**Directions**
Your task is to write out only the lines running from the line with "Give me the D3.js source for this chart." to the line with "var arrowFrom = [249, 0.14], arrowTo", both ends kept, with no images.

══ Items ══

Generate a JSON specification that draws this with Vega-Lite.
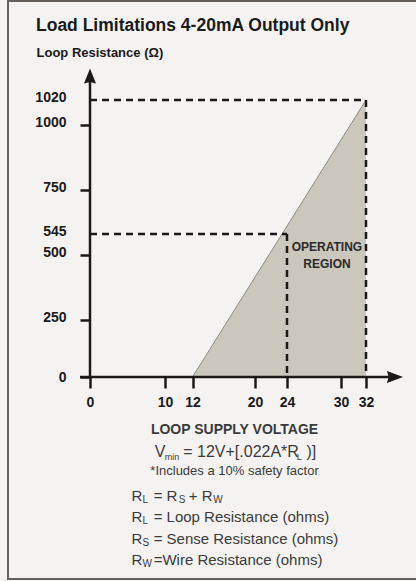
{
  "$schema": "https://vega.github.io/schema/vega-lite/v6.json",
  "autosize": {"type": "none"},
  "padding": {"left": 8, "top": 1, "right": -3, "bottom": 2},
  "width": 411,
  "height": 578,
  "background": "#f4f3f1",
  "config": {
    "view": {"stroke": "#66615a", "strokeWidth": 2, "fill": "#f4f3f1"}
  },
  "title": {
    "text": "Load Limitations 4-20mA Output Only",
    "anchor": "start",
    "frame": "group",
    "font": "Liberation Sans",
    "fontSize": 17.5,
    "fontWeight": "bold",
    "color": "#1a1a1a",
    "baseline": "alphabetic",
    "offset": 0,
    "dx": 28,
    "dy": 47
  },
  "datasets": {
    "tri": [{"v": 12, "r": 0}, {"v": 32, "r": 1020}],
    "axes": [
      {"v": -1.4, "v2": 35, "r": 0, "r2": 0},
      {"v": 0, "v2": 0, "r": 0, "r2": 1080}
    ],
    "arrows": [
      {"v": 0, "r": 1080, "dir": "up"},
      {"v": 35, "r": 0, "dir": "right"}
    ],
    "guides": [
      {"v": 0, "v2": 32, "r": 1020, "r2": 1020},
      {"v": 32, "v2": 32, "r": 1020, "r2": 0},
      {"v": 0, "v2": 24, "r": 545, "r2": 545},
      {"v": 24, "v2": 24, "r": 545, "r2": 0}
    ],
    "region": [{"v": 28.44, "r": 517, "label": "OPERATING REGION"}],
    "notes": [
      {"line": 1, "main": "V\u00a0\u00a0\u00a0\u00a0= 12V+[.022A*R\u00a0\u2009)]", "sub": "\u200b\u00a0\u00a0\u00a0\u00a0min\u00a0\u00a0\u00a0\u00a0\u00a0\u00a0\u00a0\u00a0\u00a0\u00a0\u00a0\u00a0\u00a0\u00a0\u00a0\u00a0\u00a0\u00a0\u00a0\u00a0\u00a0\u00a0\u00a0\u00a0\u00a0\u00a0\u00a0\u00a0\u00a0\u00a0\u00a0\u00a0\u00a0\u00a0\u00a0\u00a0\u00a0\u00a0\u00a0\u00a0\u00a0\u00a0\u00a0\u00a0\u00a0\u00a0\u00a0L"},
      {"line": 2, "main": "*Includes a 10% safety factor", "sub": ""},
      {"line": 3, "main": "R\u00a0\u00a0\u2009= R\u00a0\u00a0\u2009+ R", "sub": "\u200b\u00a0\u00a0\u00a0\u00a0L\u00a0\u00a0\u00a0\u00a0\u00a0\u00a0\u00a0\u00a0\u00a0\u00a0\u00a0S\u00a0\u00a0\u00a0\u00a0\u00a0\u00a0\u00a0\u00a0\u00a0\u00a0W"},
      {"line": 4, "main": "R\u00a0\u00a0\u2009= Loop Resistance (ohms)", "sub": "\u200b\u00a0\u00a0\u00a0\u00a0L"},
      {"line": 5, "main": "R\u00a0\u00a0\u2009= Sense Resistance (ohms)", "sub": "\u200b\u00a0\u00a0\u00a0\u00a0S"},
      {"line": 6, "main": "R\u00a0\u00a0\u2009=Wire Resistance (ohms)", "sub": "\u200b\u00a0\u00a0\u00a0\u00a0W"}
    ]
  },
  "layer": [
    {
      "layer": [
        {
          "data": {"name": "tri"},
          "mark": {"type": "area", "color": "#cbc7bd", "opacity": 1},
          "encoding": {
            "x": {
              "field": "v", "type": "quantitative",
              "scale": {"type": "linear", "domain": [-1.4, 0, 10, 12, 20, 24, 30, 32, 35], "range": [72, 82, 157, 184.5, 247, 279, 333, 358, 387], "nice": false, "zero": false},
              "axis": {
                "orient": "bottom", "offset": -202,
                "values": [0, 10, 12, 20, 24, 30, 32],
                "format": "d",
                "grid": false,
                "domain": false,
                "tickColor": "#1a1a1a", "tickWidth": 2.5, "tickSize": 11,
                "labelFont": "Liberation Sans",
                "labelFontWeight": "bold", "labelFontSize": 14, "labelColor": "#1a1a1a",
                "labelPadding": 7, "labelBaseline": "top", "labelFlush": false, "labelOverlap": false,
                "title": "LOOP SUPPLY VOLTAGE",
                "titleFont": "Liberation Sans", "titleFontSize": 14, "titleFontWeight": "bold", "titleColor": "#3b3b3b",
                "titleX": 226, "titleY": 52, "titleAlign": "center", "titleBaseline": "middle", "titleAngle": 0,
                "zindex": 1
              }
            },
            "y": {
              "field": "r", "type": "quantitative",
              "scale": {"type": "linear", "domain": [0, 250, 500, 545, 750, 1000, 1020, 1080], "range": [376, 319, 254, 233, 189, 124, 99, 75], "nice": false, "zero": false},
              "axis": {
                "orient": "left", "offset": -82,
                "values": [0, 250, 500, 545, 750, 1000, 1020],
                "format": "d",
                "grid": false,
                "domain": false,
                "tickColor": "#1a1a1a", "tickWidth": 2.5, "tickSize": 10,
                "tickOpacity": {"condition": {"test": "datum.value === 545 || datum.value === 1020", "value": 0}, "value": 1},
                "labelFont": "Liberation Sans",
                "labelFontWeight": "bold", "labelFontSize": 14, "labelColor": "#1a1a1a",
                "labelPadding": 14, "labelBaseline": "middle", "labelAlign": "right",
                "labelOffset": {"condition": {"test": "datum.value === 0", "value": 0}, "value": -3},
                "labelFlush": false, "labelOverlap": false,
                "title": "Loop Resistance (\u03a9)",
                "titleFont": "Liberation Sans",
                "titleFontSize": 13, "titleFontWeight": "bold", "titleColor": "#1a1a1a",
                "titleAngle": 0, "titleX": -54, "titleY": 51, "titleAlign": "left", "titleBaseline": "middle",
                "zindex": 1
              }
            },
            "y2": {"datum": 0}
          }
        },
        {
          "data": {"name": "tri"},
          "mark": {"type": "line", "color": "#8e8a83", "strokeWidth": 1},
          "encoding": {
            "x": {"field": "v", "type": "quantitative"},
            "y": {"field": "r", "type": "quantitative"}
          }
        },
        {
          "data": {"name": "guides"},
          "mark": {"type": "rule", "color": "#1a1a1a", "strokeWidth": 2.5, "strokeDash": [7, 5]},
          "encoding": {
            "x": {"field": "v", "type": "quantitative"},
            "x2": {"field": "v2"},
            "y": {"field": "r", "type": "quantitative"},
            "y2": {"field": "r2"}
          }
        },
        {
          "data": {"name": "axes"},
          "mark": {"type": "rule", "color": "#1a1a1a", "strokeWidth": 2.5},
          "encoding": {
            "x": {"field": "v", "type": "quantitative"},
            "x2": {"field": "v2"},
            "y": {"field": "r", "type": "quantitative"},
            "y2": {"field": "r2"}
          }
        },
        {
          "data": {"name": "region"},
          "mark": {"type": "text", "font": "Liberation Sans", "fontWeight": "bold", "fontSize": 12, "color": "#2a2a2a", "align": "center", "baseline": "middle", "lineBreak": " ", "lineHeight": 17},
          "encoding": {
            "x": {"field": "v", "type": "quantitative"},
            "y": {"field": "r", "type": "quantitative"},
            "text": {"field": "label"}
          }
        },
        {
          "data": {"name": "arrows"},
          "mark": {"type": "point", "filled": true, "size": 225, "color": "#1a1a1a", "opacity": 1},
          "encoding": {
            "x": {"field": "v", "type": "quantitative"},
            "y": {"field": "r", "type": "quantitative"},
            "shape": {"field": "dir", "type": "nominal", "scale": {"domain": ["up", "right"], "range": ["M0,-1L0.8,1L0,0.8L-0.8,1Z", "M1.07,0L-1.07,0.8L-0.85,0L-1.07,-0.8Z"]}, "legend": null}
          }
        }
      ]
    },
    {
      "data": {"name": "notes"},
      "layer": [
        {
          "transform": [{"filter": "datum.line === 1"}],
          "mark": {"type": "text", "font": "Liberation Sans", "fontSize": 16, "color": "#3b3b3b", "align": "left", "baseline": "middle"},
          "encoding": {
            "x": {"datum": 8.64, "type": "quantitative"},
            "y": {"field": "line", "type": "quantitative", "scale": {"type": "linear", "domain": [1, 2, 3, 4, 5, 6], "range": [451, 470, 495, 516, 538, 559], "nice": false, "zero": false}, "axis": null},
            "text": {"field": "main"}
          }
        },
        {
          "transform": [{"filter": "datum.line === 1"}],
          "mark": {"type": "text", "font": "Liberation Sans", "fontSize": 9, "color": "#3b3b3b", "align": "left", "baseline": "middle", "dy": 5},
          "encoding": {
            "x": {"datum": 8.64, "type": "quantitative"},
            "y": {"field": "line", "type": "quantitative"},
            "text": {"field": "sub"}
          }
        },
        {
          "transform": [{"filter": "datum.line === 2"}],
          "mark": {"type": "text", "font": "Liberation Sans", "fontSize": 13, "color": "#3b3b3b", "align": "center", "baseline": "middle"},
          "encoding": {
            "x": {"datum": 17.38, "type": "quantitative"},
            "y": {"field": "line", "type": "quantitative"},
            "text": {"field": "main"}
          }
        },
        {
          "transform": [{"filter": "datum.line >= 3"}],
          "mark": {"type": "text", "font": "Liberation Sans", "fontSize": 15, "color": "#3b3b3b", "align": "left", "baseline": "middle"},
          "encoding": {
            "x": {"datum": 5.53, "type": "quantitative"},
            "y": {"field": "line", "type": "quantitative"},
            "text": {"field": "main"}
          }
        },
        {
          "transform": [{"filter": "datum.line >= 3"}],
          "mark": {"type": "text", "font": "Liberation Sans", "fontSize": 10, "color": "#3b3b3b", "align": "left", "baseline": "middle", "dy": 4},
          "encoding": {
            "x": {"datum": 5.53, "type": "quantitative"},
            "y": {"field": "line", "type": "quantitative"},
            "text": {"field": "sub"}
          }
        }
      ]
    }
  ],
  "resolve": {"scale": {"y": "independent"}, "axis": {"y": "independent"}}
}
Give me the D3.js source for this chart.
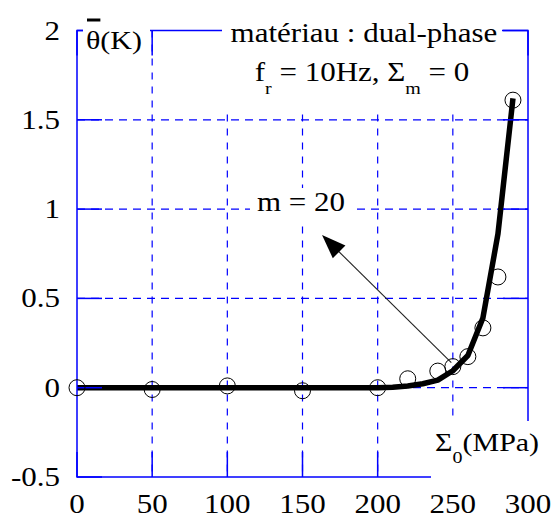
<!DOCTYPE html>
<html>
<head>
<meta charset="utf-8">
<script src="https://cdn.jsdelivr.net/npm/d3@7/dist/d3.min.js"></script>
<style>
  body { margin: 0; background: #fff; }
  text { font-family: "Liberation Serif", "Times New Roman", serif; fill: #000; }
</style>
</head>
<body>
<svg id="chart"></svg>
<script>
// measured points (circles)
var measX = [0, 50, 100, 150, 200, 220, 240, 250, 260, 270, 280, 290];
var measY = [0, -0.01, 0.01, -0.017, 0, 0.05, 0.093, 0.118, 0.174, 0.335, 0.62, 1.61];
// model curve m = 20
var modelX = [0, 50, 100, 150, 200, 210, 220, 230, 240, 250, 260, 270, 280, 290];
var modelY = [0, 0, 0, 0, 0, 0.002, 0.01, 0.022, 0.042, 0.095, 0.18, 0.39, 0.86, 1.62];
var xTicks = [0, 50, 100, 150, 200, 250, 300];
var yTicks = [-0.5, 0, 0.5, 1, 1.5, 2];
var arrowFrom = [249, 0.14], arrowTo = [163, 0.855];

var W = 551, H = 518;
var plot = {left: 77, right: 528, top: 30.5, bottom: 477};
var blue = "#0000ff";
var FS = 31, SY = 0.87;   // text is a bit squeezed vertically in the original
var tickLen = 25;

var svg = d3.select("#chart").attr("width", W).attr("height", H);

var x = d3.scaleLinear().domain([0, 300]).range([plot.left, plot.right]);
var y = d3.scaleLinear().domain([-0.5, 2]).range([plot.bottom, plot.top]);

function label(g, px, py, anchor, size) {
	return g.append("text")
		.attr("transform", "translate(" + px + "," + py + ") scale(1," + SY + ")")
		.attr("text-anchor", anchor)
		.attr("font-size", size || FS);
}

// dashed grid
var grid = svg.append("g").attr("stroke", blue).attr("stroke-width", 1.2).attr("fill", "none");
grid.selectAll("line.v")
	.data(xTicks.slice(1, -1))
	.enter().append("line")
	.attr("x1", function(d) { return x(d); })
	.attr("x2", function(d) { return x(d); })
	.attr("y1", plot.top).attr("y2", plot.bottom)
	.attr("stroke-dasharray", "7,7");
grid.selectAll("line.h")
	.data(yTicks.slice(1, -1))
	.enter().append("line")
	.attr("y1", function(d) { return y(d); })
	.attr("y2", function(d) { return y(d); })
	.attr("x1", plot.left).attr("x2", plot.right)
	.attr("stroke-dasharray", "8,6");

// model curve
svg.append("path")
	.datum(d3.range(modelX.length))
	.attr("fill", "none")
	.attr("stroke", "#000")
	.attr("stroke-width", 5.5)
	.attr("stroke-linejoin", "round")
	.attr("d", d3.line()
		.x(function(i) { return x(modelX[i]); })
		.y(function(i) { return y(modelY[i]); }));

// frame + inner ticks
var frame = svg.append("g").attr("stroke", blue).attr("stroke-width", 1.5).attr("fill", "none");
frame.append("rect")
	.attr("x", plot.left).attr("y", plot.top)
	.attr("width", plot.right - plot.left).attr("height", plot.bottom - plot.top);
xTicks.forEach(function(d) {
	frame.append("line").attr("x1", x(d)).attr("x2", x(d)).attr("y1", plot.bottom).attr("y2", plot.bottom - tickLen);
	frame.append("line").attr("x1", x(d)).attr("x2", x(d)).attr("y1", plot.top).attr("y2", plot.top + tickLen);
});
yTicks.forEach(function(d) {
	frame.append("line").attr("y1", y(d)).attr("y2", y(d)).attr("x1", plot.left).attr("x2", plot.left + tickLen);
	frame.append("line").attr("y1", y(d)).attr("y2", y(d)).attr("x1", plot.right).attr("x2", plot.right - tickLen);
});

// tick labels
var tl = svg.append("g");
yTicks.forEach(function(d) {
	label(tl, 60, y(d) + 9, "end").text(d);
});
xTicks.forEach(function(d) {
	label(tl, x(d), 513, "middle").text(d);
});

// white boxes behind the labels that sit on the frame
var masks = svg.append("g").attr("fill", "#fff");
masks.append("rect").attr("x", 83).attr("y", 10).attr("width", 67).attr("height", 48);
masks.append("rect").attr("x", 222).attr("y", 10).attr("width", 280).attr("height", 98);
masks.append("rect").attr("x", 250).attr("y", 188).attr("width", 102).attr("height", 34);
masks.append("rect").attr("x", 431).attr("y", 421).attr("width", 118).attr("height", 62);

// axis titles
var yl = label(svg, 86, 49, "start", 30);
yl.append("tspan").text("θ");
yl.append("tspan").text("(K)");
var thetaW = yl.node().getSubStringLength(0, 1);
svg.append("line")
	.attr("x1", 87).attr("x2", 86 + thetaW)
	.attr("y1", 20).attr("y2", 20)
	.attr("stroke", "#000").attr("stroke-width", 3);

var xl = label(svg, 435, 451, "start", 30);
xl.append("tspan").text("Σ");
xl.append("tspan").attr("font-size", 20).attr("dy", 12 / SY).text("0");
xl.append("tspan").attr("dy", -12 / SY).text("(MPa)");

// title block
label(svg, 364, 42, "middle").text("matériau : dual-phase");
var t2 = label(svg, 362, 81, "middle");
t2.append("tspan").text("f");
t2.append("tspan").attr("font-size", 20).attr("dy", 13 / SY).text("r");
t2.append("tspan").attr("dy", -13 / SY).text(" = 10Hz, Σ");
t2.append("tspan").attr("font-size", 20).attr("dy", 13 / SY).text("m");
t2.append("tspan").attr("dy", -13 / SY).text(" = 0");

label(svg, 257, 211, "start").text("m = 20");

// arrow
var ax0 = x(arrowFrom[0]), ay0 = y(arrowFrom[1]);
var ax1 = x(arrowTo[0]), ay1 = y(arrowTo[1]);
var len = Math.hypot(ax1 - ax0, ay1 - ay0);
var ux = (ax1 - ax0) / len, uy = (ay1 - ay0) / len;
var headL = 24, headW = 9;
svg.append("line")
	.attr("x1", ax0).attr("y1", ay0)
	.attr("x2", ax1 - ux * headL * 0.8).attr("y2", ay1 - uy * headL * 0.8)
	.attr("stroke", "#222").attr("stroke-width", 1.1);
var bx = ax1 - ux * headL, by = ay1 - uy * headL;
svg.append("polygon")
	.attr("points", [[ax1, ay1], [bx - uy * headW, by + ux * headW], [bx + uy * headW, by - ux * headW]].join(" "))
	.attr("fill", "#000");

// measured points
svg.append("g")
	.selectAll("circle")
	.data(d3.range(measX.length))
	.enter().append("circle")
	.attr("cx", function(i) { return x(measX[i]); })
	.attr("cy", function(i) { return y(measY[i]); })
	.attr("r", 8)
	.attr("fill", "none")
	.attr("stroke", "#000")
	.attr("stroke-width", 1);
</script>
</body>
</html>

═══

**Written answer**
Give me the D3.js source for this chart.
<!DOCTYPE html>
<html>
<head>
<meta charset="utf-8">
<script src="https://cdn.jsdelivr.net/npm/d3@7/dist/d3.min.js"></script>
<style>
  body { margin: 0; background: #fff; }
  text { font-family: "Liberation Serif", "Times New Roman", serif; fill: #000; }
</style>
</head>
<body>
<svg id="chart"></svg>
<script>
// measured points (circles)
var measX = [0, 50, 100, 150, 200, 220, 240, 250, 260, 270, 280, 290];
var measY = [0, -0.01, 0.01, -0.017, 0, 0.05, 0.093, 0.118, 0.174, 0.335, 0.62, 1.61];
// model curve m = 20
var modelX = [0, 50, 100, 150, 200, 210, 220, 230, 240, 250, 260, 270, 280, 290];
var modelY = [0, 0, 0, 0, 0, 0.002, 0.01, 0.022, 0.042, 0.095, 0.18, 0.39, 0.86, 1.62];
var xTicks = [0, 50, 100, 150, 200, 250, 300];
var yTicks = [-0.5, 0, 0.5, 1, 1.5, 2];
var arrowFrom = [249, 0.14], arrowTo = [163, 0.855];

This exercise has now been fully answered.